### WHAT YOU NEED TO DO
Skip the pictures. Transcribe the rest of the data below without changing a word.

### MATERIAL PROVIDED
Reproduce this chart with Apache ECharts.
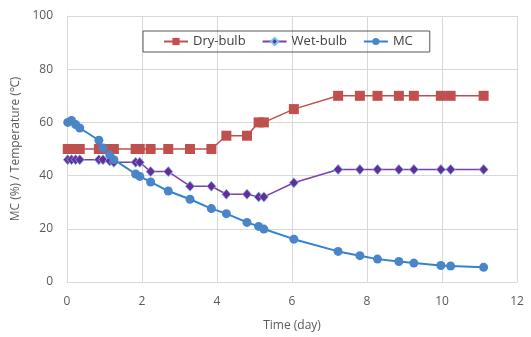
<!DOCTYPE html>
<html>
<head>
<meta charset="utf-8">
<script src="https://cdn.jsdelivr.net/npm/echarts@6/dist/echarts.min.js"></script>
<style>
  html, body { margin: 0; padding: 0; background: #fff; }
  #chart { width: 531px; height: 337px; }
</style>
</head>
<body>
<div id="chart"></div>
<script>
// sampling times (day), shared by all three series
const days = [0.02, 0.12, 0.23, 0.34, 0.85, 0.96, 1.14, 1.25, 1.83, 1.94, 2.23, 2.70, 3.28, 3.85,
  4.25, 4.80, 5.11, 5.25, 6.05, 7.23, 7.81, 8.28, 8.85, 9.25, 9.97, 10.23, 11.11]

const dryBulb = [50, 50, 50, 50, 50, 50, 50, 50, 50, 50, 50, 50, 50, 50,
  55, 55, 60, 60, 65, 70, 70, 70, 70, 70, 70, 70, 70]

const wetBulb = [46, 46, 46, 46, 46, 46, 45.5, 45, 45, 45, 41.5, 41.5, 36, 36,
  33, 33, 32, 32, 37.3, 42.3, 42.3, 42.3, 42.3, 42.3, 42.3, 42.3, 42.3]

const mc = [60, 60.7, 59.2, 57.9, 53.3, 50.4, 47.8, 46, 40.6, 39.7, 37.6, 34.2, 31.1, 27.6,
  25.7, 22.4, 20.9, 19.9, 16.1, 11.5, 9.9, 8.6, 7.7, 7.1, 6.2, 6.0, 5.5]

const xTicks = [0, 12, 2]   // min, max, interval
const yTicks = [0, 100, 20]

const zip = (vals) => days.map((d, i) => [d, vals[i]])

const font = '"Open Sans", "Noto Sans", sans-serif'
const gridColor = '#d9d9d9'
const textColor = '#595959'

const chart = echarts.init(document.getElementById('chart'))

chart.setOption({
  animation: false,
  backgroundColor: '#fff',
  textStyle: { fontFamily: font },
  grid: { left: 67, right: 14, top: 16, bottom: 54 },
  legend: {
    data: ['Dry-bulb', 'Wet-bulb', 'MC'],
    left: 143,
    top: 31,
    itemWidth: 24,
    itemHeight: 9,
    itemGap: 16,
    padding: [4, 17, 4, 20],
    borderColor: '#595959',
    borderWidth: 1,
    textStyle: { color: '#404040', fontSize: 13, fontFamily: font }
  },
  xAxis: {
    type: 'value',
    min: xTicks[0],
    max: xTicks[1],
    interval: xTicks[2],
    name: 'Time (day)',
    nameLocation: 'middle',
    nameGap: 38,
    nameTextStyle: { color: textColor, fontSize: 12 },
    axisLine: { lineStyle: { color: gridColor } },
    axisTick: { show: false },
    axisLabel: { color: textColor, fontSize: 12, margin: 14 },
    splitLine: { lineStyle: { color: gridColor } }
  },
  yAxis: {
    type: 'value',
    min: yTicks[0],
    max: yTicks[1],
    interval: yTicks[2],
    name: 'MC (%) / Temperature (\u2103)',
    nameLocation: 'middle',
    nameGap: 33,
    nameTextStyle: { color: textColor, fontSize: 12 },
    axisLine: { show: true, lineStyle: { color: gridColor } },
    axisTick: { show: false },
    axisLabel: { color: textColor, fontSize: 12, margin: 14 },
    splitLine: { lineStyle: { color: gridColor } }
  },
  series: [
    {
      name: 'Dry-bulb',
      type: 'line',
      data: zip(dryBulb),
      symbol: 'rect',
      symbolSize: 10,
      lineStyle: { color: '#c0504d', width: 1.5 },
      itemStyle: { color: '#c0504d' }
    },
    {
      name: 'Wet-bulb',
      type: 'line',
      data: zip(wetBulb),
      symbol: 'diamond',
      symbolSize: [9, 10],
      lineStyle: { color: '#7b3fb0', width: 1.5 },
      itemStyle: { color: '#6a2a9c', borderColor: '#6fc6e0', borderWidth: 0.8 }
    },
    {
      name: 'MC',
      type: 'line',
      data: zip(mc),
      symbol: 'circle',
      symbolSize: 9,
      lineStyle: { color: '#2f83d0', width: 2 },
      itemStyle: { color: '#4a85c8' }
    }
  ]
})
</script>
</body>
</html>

### REPLY
Reproduce this chart with Apache ECharts.
<!DOCTYPE html>
<html>
<head>
<meta charset="utf-8">
<script src="https://cdn.jsdelivr.net/npm/echarts@6/dist/echarts.min.js"></script>
<style>
  html, body { margin: 0; padding: 0; background: #fff; }
  #chart { width: 531px; height: 337px; }
</style>
</head>
<body>
<div id="chart"></div>
<script>
// sampling times (day), shared by all three series
const days = [0.02, 0.12, 0.23, 0.34, 0.85, 0.96, 1.14, 1.25, 1.83, 1.94, 2.23, 2.70, 3.28, 3.85,
  4.25, 4.80, 5.11, 5.25, 6.05, 7.23, 7.81, 8.28, 8.85, 9.25, 9.97, 10.23, 11.11]

const dryBulb = [50, 50, 50, 50, 50, 50, 50, 50, 50, 50, 50, 50, 50, 50,
  55, 55, 60, 60, 65, 70, 70, 70, 70, 70, 70, 70, 70]

const wetBulb = [46, 46, 46, 46, 46, 46, 45.5, 45, 45, 45, 41.5, 41.5, 36, 36,
  33, 33, 32, 32, 37.3, 42.3, 42.3, 42.3, 42.3, 42.3, 42.3, 42.3, 42.3]

const mc = [60, 60.7, 59.2, 57.9, 53.3, 50.4, 47.8, 46, 40.6, 39.7, 37.6, 34.2, 31.1, 27.6,
  25.7, 22.4, 20.9, 19.9, 16.1, 11.5, 9.9, 8.6, 7.7, 7.1, 6.2, 6.0, 5.5]

const xTicks = [0, 12, 2]   // min, max, interval
const yTicks = [0, 100, 20]

const zip = (vals) => days.map((d, i) => [d, vals[i]])

const font = '"Open Sans", "Noto Sans", sans-serif'
const gridColor = '#d9d9d9'
const textColor = '#595959'

const chart = echarts.init(document.getElementById('chart'))

chart.setOption({
  animation: false,
  backgroundColor: '#fff',
  textStyle: { fontFamily: font },
  grid: { left: 67, right: 14, top: 16, bottom: 54 },
  legend: {
    data: ['Dry-bulb', 'Wet-bulb', 'MC'],
    left: 143,
    top: 31,
    itemWidth: 24,
    itemHeight: 9,
    itemGap: 16,
    padding: [4, 17, 4, 20],
    borderColor: '#595959',
    borderWidth: 1,
    textStyle: { color: '#404040', fontSize: 13, fontFamily: font }
  },
  xAxis: {
    type: 'value',
    min: xTicks[0],
    max: xTicks[1],
    interval: xTicks[2],
    name: 'Time (day)',
    nameLocation: 'middle',
    nameGap: 38,
    nameTextStyle: { color: textColor, fontSize: 12 },
    axisLine: { lineStyle: { color: gridColor } },
    axisTick: { show: false },
    axisLabel: { color: textColor, fontSize: 12, margin: 14 },
    splitLine: { lineStyle: { color: gridColor } }
  },
  yAxis: {
    type: 'value',
    min: yTicks[0],
    max: yTicks[1],
    interval: yTicks[2],
    name: 'MC (%) / Temperature (\u2103)',
    nameLocation: 'middle',
    nameGap: 33,
    nameTextStyle: { color: textColor, fontSize: 12 },
    axisLine: { show: true, lineStyle: { color: gridColor } },
    axisTick: { show: false },
    axisLabel: { color: textColor, fontSize: 12, margin: 14 },
    splitLine: { lineStyle: { color: gridColor } }
  },
  series: [
    {
      name: 'Dry-bulb',
      type: 'line',
      data: zip(dryBulb),
      symbol: 'rect',
      symbolSize: 10,
      lineStyle: { color: '#c0504d', width: 1.5 },
      itemStyle: { color: '#c0504d' }
    },
    {
      name: 'Wet-bulb',
      type: 'line',
      data: zip(wetBulb),
      symbol: 'diamond',
      symbolSize: [9, 10],
      lineStyle: { color: '#7b3fb0', width: 1.5 },
      itemStyle: { color: '#6a2a9c', borderColor: '#6fc6e0', borderWidth: 0.8 }
    },
    {
      name: 'MC',
      type: 'line',
      data: zip(mc),
      symbol: 'circle',
      symbolSize: 9,
      lineStyle: { color: '#2f83d0', width: 2 },
      itemStyle: { color: '#4a85c8' }
    }
  ]
})
</script>
</body>
</html>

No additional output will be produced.